Every verbal argument containing advice for better induction, to the extent that it actually works, works by coaxing the listener into modifying his or her inductive strategy in such a way that it better approximates the theory. The idea that induction can be mathematically formalized in this way is quite profound, and many generations of logicians and philosophers said it couldn’t be done. The theory grew out of work by Ray Solomonoff, Andrey Kolmolgorov, and Gregory Chaitin in the 1960s. Their underlying motivation was to formalize probability theory and induction using axioms, in the same way that algebra and geometry have been formalized. The theory is based on an inductive rule called Bayes’ theorem, which describes a precise mathematical way to update beliefs based on incoming data.
One weakness in Bayes’ theorem is that it depends on a prior probability for a certain event.

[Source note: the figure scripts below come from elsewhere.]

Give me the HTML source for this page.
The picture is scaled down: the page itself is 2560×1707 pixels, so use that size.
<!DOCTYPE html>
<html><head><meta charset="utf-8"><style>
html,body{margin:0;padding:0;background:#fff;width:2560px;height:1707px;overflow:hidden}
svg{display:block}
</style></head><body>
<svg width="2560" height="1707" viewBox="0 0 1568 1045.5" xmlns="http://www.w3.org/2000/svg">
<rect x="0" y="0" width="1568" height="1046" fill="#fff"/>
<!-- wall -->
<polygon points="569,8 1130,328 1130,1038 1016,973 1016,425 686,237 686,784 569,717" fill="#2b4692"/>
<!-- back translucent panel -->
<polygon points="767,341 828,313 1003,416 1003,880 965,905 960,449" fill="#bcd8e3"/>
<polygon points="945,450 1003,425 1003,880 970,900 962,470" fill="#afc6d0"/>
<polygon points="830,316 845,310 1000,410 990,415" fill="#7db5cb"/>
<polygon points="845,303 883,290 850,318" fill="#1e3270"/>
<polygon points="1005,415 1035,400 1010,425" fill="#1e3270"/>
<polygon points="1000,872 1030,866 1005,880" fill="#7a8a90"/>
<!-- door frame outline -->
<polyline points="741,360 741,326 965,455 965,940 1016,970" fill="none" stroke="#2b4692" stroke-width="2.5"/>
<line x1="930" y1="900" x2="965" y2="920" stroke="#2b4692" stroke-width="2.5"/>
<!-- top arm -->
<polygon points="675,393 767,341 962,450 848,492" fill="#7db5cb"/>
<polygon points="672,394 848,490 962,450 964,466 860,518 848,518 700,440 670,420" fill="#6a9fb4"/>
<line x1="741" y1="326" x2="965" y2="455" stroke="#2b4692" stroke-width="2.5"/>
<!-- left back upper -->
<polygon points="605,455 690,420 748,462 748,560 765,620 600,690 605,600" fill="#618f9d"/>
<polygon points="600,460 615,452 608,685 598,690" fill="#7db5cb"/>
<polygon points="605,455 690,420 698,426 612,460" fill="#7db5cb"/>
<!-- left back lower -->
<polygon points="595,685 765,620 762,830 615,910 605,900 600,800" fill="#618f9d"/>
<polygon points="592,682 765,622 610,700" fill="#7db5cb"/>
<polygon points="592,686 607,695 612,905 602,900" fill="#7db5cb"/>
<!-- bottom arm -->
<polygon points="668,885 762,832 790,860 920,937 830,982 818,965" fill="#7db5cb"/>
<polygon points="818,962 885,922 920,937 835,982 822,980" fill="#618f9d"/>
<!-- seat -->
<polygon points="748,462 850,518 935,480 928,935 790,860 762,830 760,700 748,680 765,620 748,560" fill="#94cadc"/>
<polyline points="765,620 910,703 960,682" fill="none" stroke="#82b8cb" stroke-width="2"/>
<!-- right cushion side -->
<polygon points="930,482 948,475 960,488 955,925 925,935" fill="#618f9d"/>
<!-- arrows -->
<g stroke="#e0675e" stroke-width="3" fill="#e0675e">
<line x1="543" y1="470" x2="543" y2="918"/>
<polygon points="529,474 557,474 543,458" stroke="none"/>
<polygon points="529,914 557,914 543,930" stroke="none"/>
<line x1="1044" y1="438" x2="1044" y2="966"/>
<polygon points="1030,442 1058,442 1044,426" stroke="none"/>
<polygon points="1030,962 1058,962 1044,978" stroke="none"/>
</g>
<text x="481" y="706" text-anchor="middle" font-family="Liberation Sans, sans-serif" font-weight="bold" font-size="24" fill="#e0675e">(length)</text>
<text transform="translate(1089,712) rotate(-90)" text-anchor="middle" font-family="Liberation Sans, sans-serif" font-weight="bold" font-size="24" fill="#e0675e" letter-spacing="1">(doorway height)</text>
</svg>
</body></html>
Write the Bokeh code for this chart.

For example, the probability of an asteroid impacting Earth in the next 10 years can be given on the basis of historical data about asteroid impacts. However, when the sample size of prior events is low, such as the number of times a neutrino has been detected in a neutrino trap, it becomes very difficult to predict the likelihood of the event happening again based solely on past experience.
This is where Solomonoff induction comes in. Using an objective measure of complexity called Kolmogorov complexity, the theory can make an educated guess about the probability of some future event occurring. Kolmogorov complexity is based on a principle called Minimum Description Length (MDL), which assesses the complexity of a string of bits based on the shortest algorithm that can output that string. Although Kolmogorov complexity initially applied to bitstrings only, it can be translated to describe the complexity of events and objects.
Solomonoff induction integrates Kolmogorov complexity into Bayesian reasoning, giving us justified priors for events that may never even have happened. The prior probability of an arbitrary event is judged based upon its overall complexity and specificity. For example, the probability of two random raindrops in a storm hitting the same square meter is fairly low, but much higher than the probability of ten or a hundred random raindrops hitting that square meter.
Some scientists have studied the theory in the context of neuroanatomy, showing how optimal induction is an organizing principle in the evolution of animals that need accurate induction for survival. When true Artificial Intelligence is created, the principles will be a likely inspiration underlying its construction.